• **What needs to be done**: Leaving out every picture, retype the lines below from the top through the one that contains "marker='o', ms=7, label='D18Mt(100)')".

• **Material**:

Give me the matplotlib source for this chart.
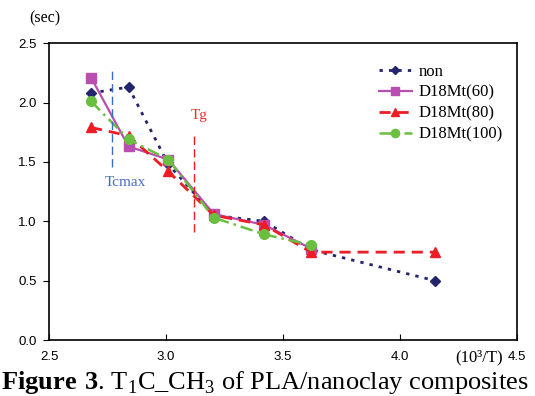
import matplotlib
matplotlib.use("Agg")
import matplotlib.pyplot as plt

plt.rcParams['mathtext.fontset'] = 'custom'
plt.rcParams['mathtext.rm'] = 'Liberation Serif'
plt.rcParams['mathtext.bf'] = 'Liberation Serif:bold'

x_non = [2.68, 2.84, 3.01, 3.205, 3.42, 3.62, 4.15]
y_non = [2.08, 2.13, 1.48, 1.05, 1.00, 0.76, 0.50]
x_60 = [2.68, 2.84, 3.01, 3.205, 3.42, 3.62]
y_60 = [2.21, 1.63, 1.52, 1.06, 0.97, 0.77]
x_80 = [2.68, 2.84, 3.01, 3.205, 3.42, 3.62, 4.15]
y_80 = [1.79, 1.72, 1.42, 1.05, 0.97, 0.74, 0.74]
x_100 = [2.68, 2.84, 3.01, 3.205, 3.42, 3.62]
y_100 = [2.01, 1.69, 1.52, 1.03, 0.89, 0.80]

xticks = [2.5, 3.0, 3.5, 4.0, 4.5]
yticks = [0.0, 0.5, 1.0, 1.5, 2.0, 2.5]

fig = plt.figure(figsize=(5.35, 3.96), dpi=100)
ax = fig.add_axes([0.0916, 0.1414, 0.8744, 0.7496])

ax.plot(x_non, y_non, color='#24236e', linestyle=(0, (1.2, 2.2)), lw=2,
        marker='D', ms=5, label='non')
ax.plot(x_60, y_60, color='#b84fb0', linestyle='-', lw=1.6,
        marker='s', ms=6.5, label='D18Mt(60)')
ax.plot(x_80, y_80, color='#ee1c25', linestyle=(0, (4, 2.5)), lw=2,
        marker='^', ms=7, label='D18Mt(80)')
ax.plot(x_100, y_100, color='#6abf40', linestyle=(0, (5, 2, 1, 2)), lw=1.8,
        marker='o', ms=7, label='D18Mt(100)')

# reference lines
ax.plot([2.77, 2.77], [1.46, 2.28], color='#3a6cc8', lw=1, linestyle=(0, (6, 3)))
ax.plot([3.12, 3.12], [0.91, 1.72], color='#ee1c25', lw=1, linestyle=(0, (6, 3)))
ax.text(2.825, 1.33, 'Tcmax', color='#4a6cc0', fontsize=11,
        family='Liberation Serif', ha='center', va='center')
ax.text(3.14, 1.89, 'Tg', color='#ee3030', fontsize=11,
        family='Liberation Serif', ha='center', va='center')

ax.set_xlim(2.5, 4.5)
ax.set_ylim(0.0, 2.5)
ax.set_xticks(xticks)
ax.set_yticks(yticks)
ax.set_xticklabels(['%.1f' % v for v in xticks], fontsize=9.5, family='Liberation Sans')
ax.set_yticklabels(['%.1f' % v for v in yticks], fontsize=9.5, family='Liberation Sans')
ax.tick_params(axis='x', direction='in', length=4, pad=8)
ax.tick_params(axis='y', direction='out', length=4, pad=5)
for s in ax.spines.values():
    s.set_linewidth(1.2)
leg = ax.legend(loc='upper right', frameon=False, prop={'family': 'Liberation Serif', 'size': 12},
                bbox_to_anchor=(0.995, 0.97), handlelength=2.0, handletextpad=0.4,
                labelspacing=0.3, borderaxespad=0.3, markerscale=0.85)

fig.text(0.084, 0.953, '(sec)', family='Liberation Serif', fontsize=11.5, ha='center', va='center')
fig.text(0.895, 0.097, '(10³/T)', family='Liberation Serif', fontsize=12, ha='center', va='center')
fig.text(0.495, 0.035, r'$\mathbf{Figure\ 3}$. T$_1$C_CH$_3$ of PLA/nanoclay composites',
         family='Liberation Serif', fontsize=19, ha='center', va='center')

fig.savefig('out.png', dpi=100)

• **Output**:
Give me the matplotlib source for this chart.
import matplotlib
matplotlib.use("Agg")
import matplotlib.pyplot as plt

plt.rcParams['mathtext.fontset'] = 'custom'
plt.rcParams['mathtext.rm'] = 'Liberation Serif'
plt.rcParams['mathtext.bf'] = 'Liberation Serif:bold'

x_non = [2.68, 2.84, 3.01, 3.205, 3.42, 3.62, 4.15]
y_non = [2.08, 2.13, 1.48, 1.05, 1.00, 0.76, 0.50]
x_60 = [2.68, 2.84, 3.01, 3.205, 3.42, 3.62]
y_60 = [2.21, 1.63, 1.52, 1.06, 0.97, 0.77]
x_80 = [2.68, 2.84, 3.01, 3.205, 3.42, 3.62, 4.15]
y_80 = [1.79, 1.72, 1.42, 1.05, 0.97, 0.74, 0.74]
x_100 = [2.68, 2.84, 3.01, 3.205, 3.42, 3.62]
y_100 = [2.01, 1.69, 1.52, 1.03, 0.89, 0.80]

xticks = [2.5, 3.0, 3.5, 4.0, 4.5]
yticks = [0.0, 0.5, 1.0, 1.5, 2.0, 2.5]

fig = plt.figure(figsize=(5.35, 3.96), dpi=100)
ax = fig.add_axes([0.0916, 0.1414, 0.8744, 0.7496])

ax.plot(x_non, y_non, color='#24236e', linestyle=(0, (1.2, 2.2)), lw=2,
        marker='D', ms=5, label='non')
ax.plot(x_60, y_60, color='#b84fb0', linestyle='-', lw=1.6,
        marker='s', ms=6.5, label='D18Mt(60)')
ax.plot(x_80, y_80, color='#ee1c25', linestyle=(0, (4, 2.5)), lw=2,
        marker='^', ms=7, label='D18Mt(80)')
ax.plot(x_100, y_100, color='#6abf40', linestyle=(0, (5, 2, 1, 2)), lw=1.8,
        marker='o', ms=7, label='D18Mt(100)')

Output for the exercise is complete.